My mother is not among those in need of the charity of the Foundation for the Benefit of Holocaust Victims. She is one of those who survived the Holocaust and built an independent and fruitful life afterwards. But the deep disappointment which settled on her face burned my heart.

 

A thriving travel agency

I quoted the remarks made by MK Isaac Herzog, who explained: "We are traveling to remember, to remind, to learn and to teach a lesson." And MK Yariv Levin, who said: "We will come there to say in a clear voice: The Jewish people is alive."

 

Her anger grew stronger, but she made an effort to maintain her Polish manners: "Doesn't the world know that the Jewish people is alive? Why mention it all the time on the soil of Auschwitz? Can’t Herzog do the remembering and reminding and learning a lesson from here?"

 

I felt bad telling my mother that the Holocaust has turned into a thriving travel agency here.

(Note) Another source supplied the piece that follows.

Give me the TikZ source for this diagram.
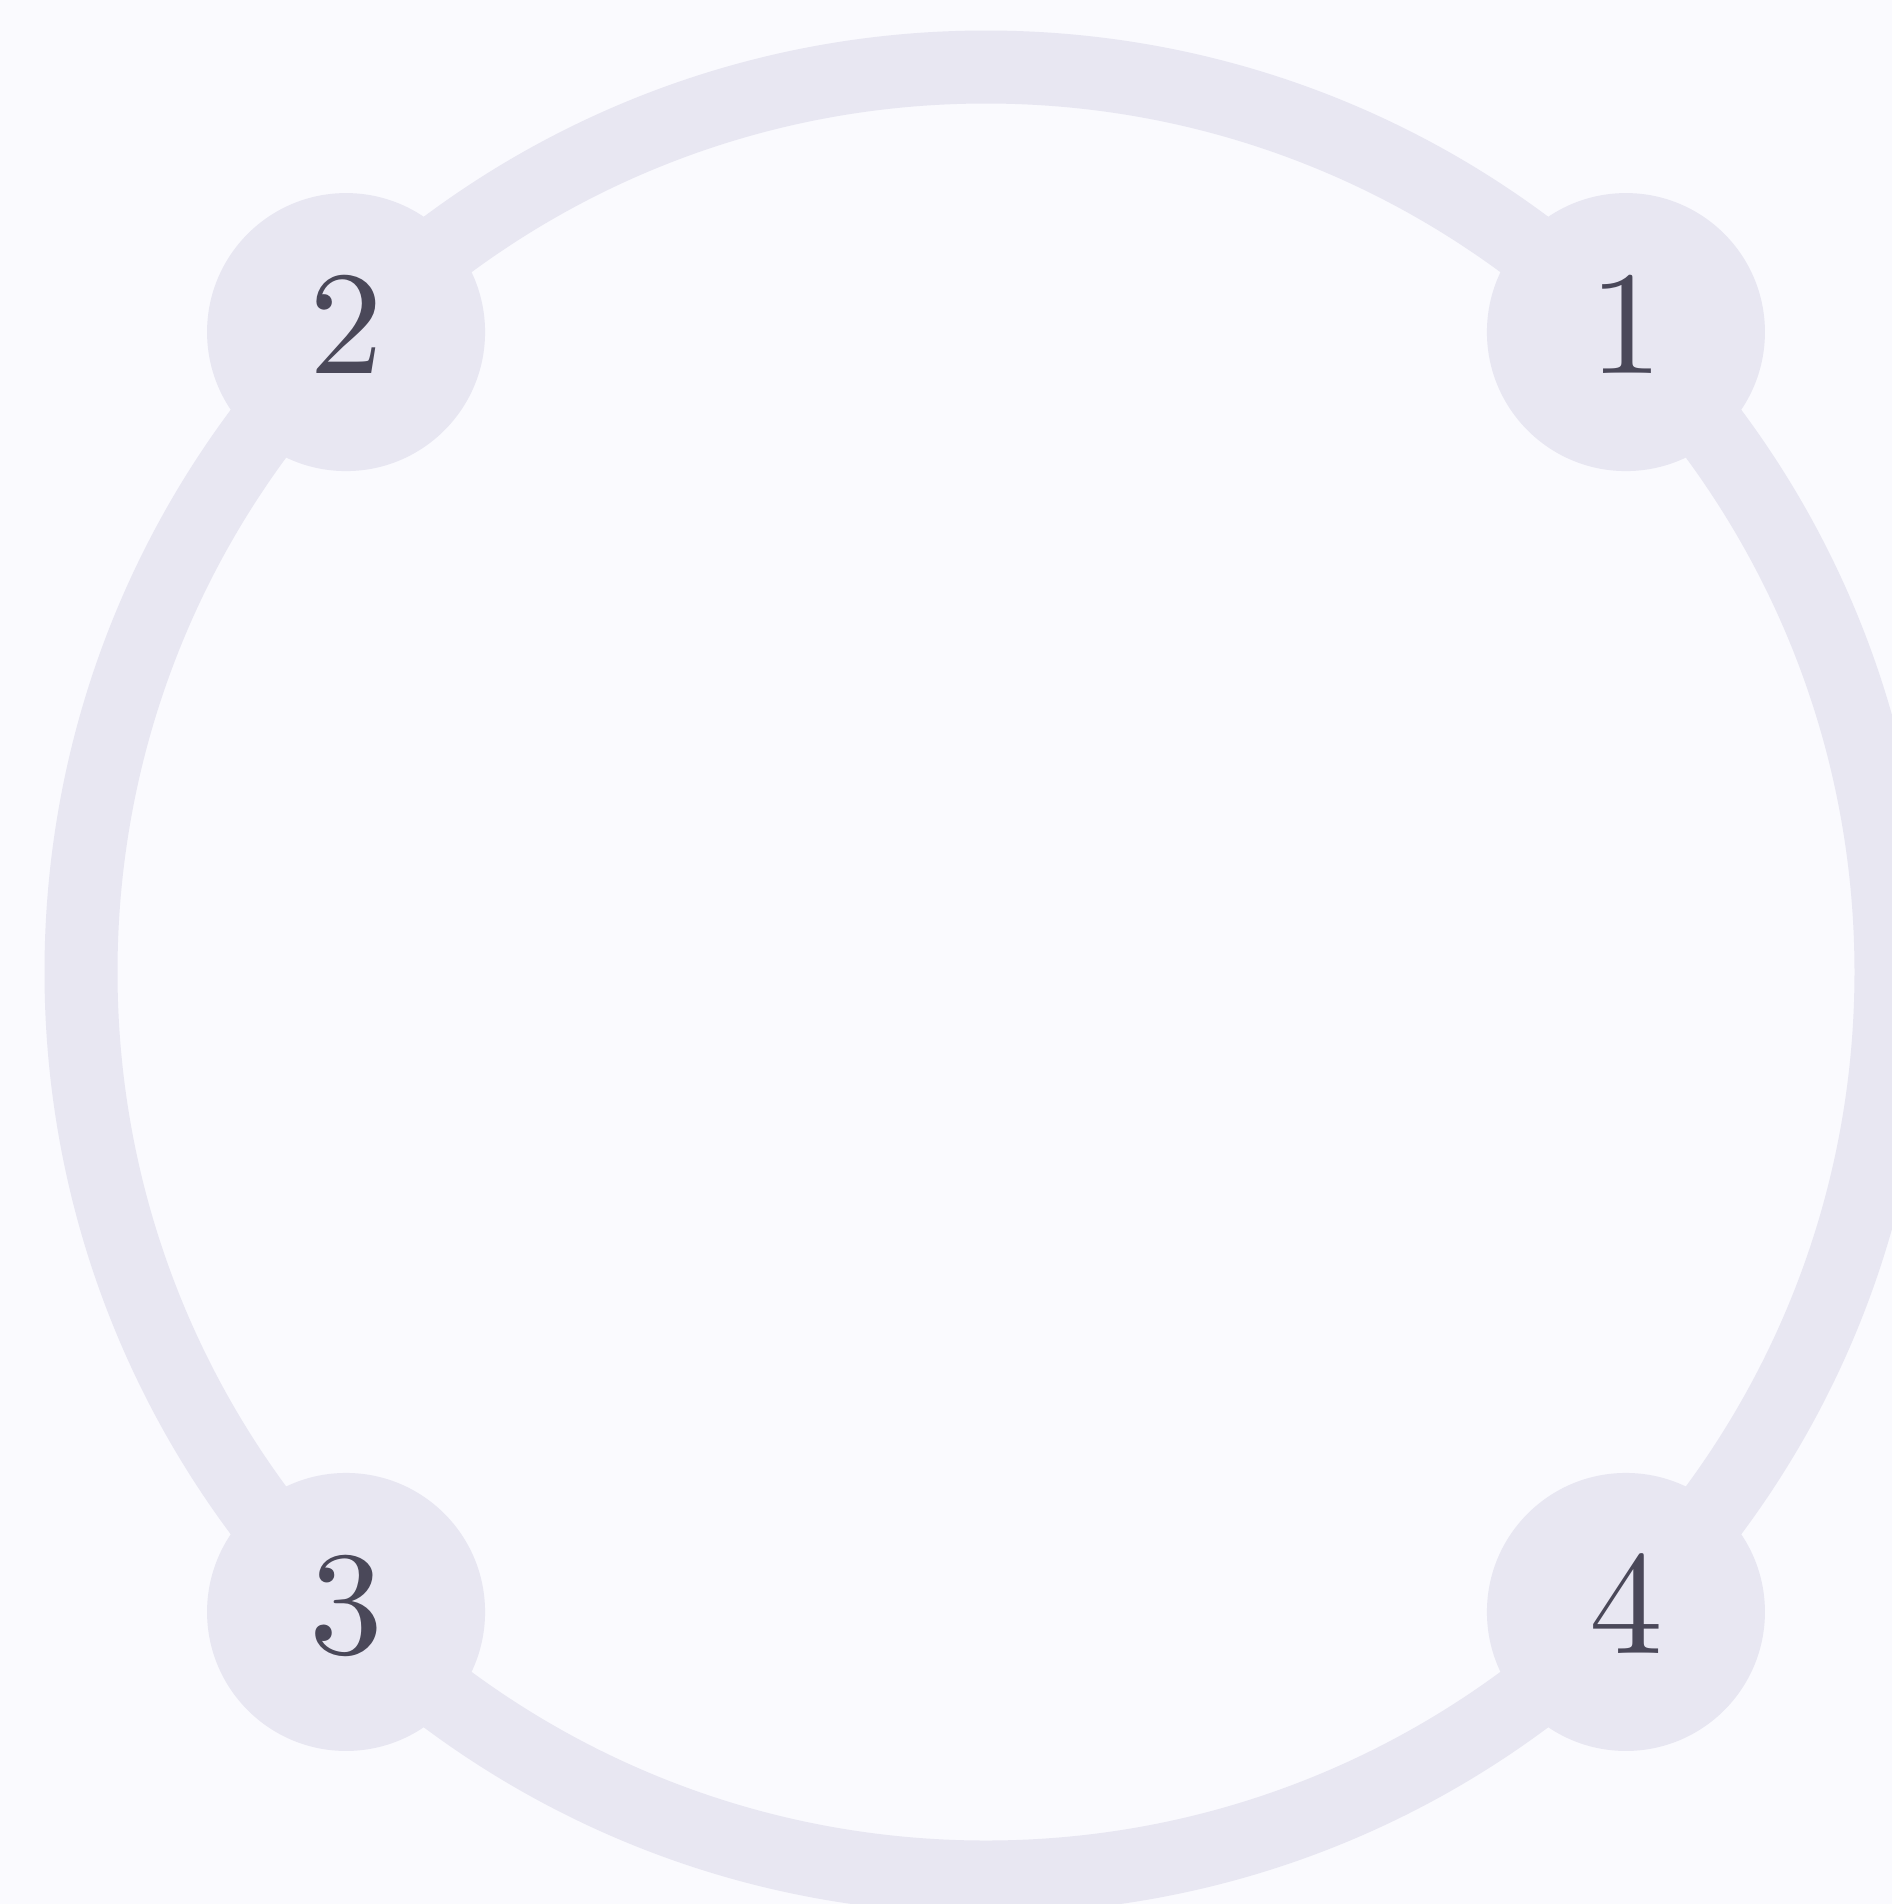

High school trips, the Witnesses in Uniform project which sends thousands of soldiers to Polish soil, prime ministers, MKs and ministers who land there on different occasions – they are part of a well-oiled remembrance industry which has existed here for years.

 

The duty to remember and remind are an open ticket to Auschwitz and its surroundings, but the memory of the Holocaust, the magnificent culture which was annihilated, should be studied thoroughly in schools, in universities, and not in one flight filled with clichés.

 

But who has the energy for a long and profound journey? It's much easier to enact a law banning the word Nazi.

 

After the huge delegation which took off from Israel on International Holocaust Remembrance Day, I wonder what the duty to remember and remind will look like in three months, when we mark Holocaust and Heroism Remembrance Day. Maybe, for a change, we'll consider the option of modest remembrance.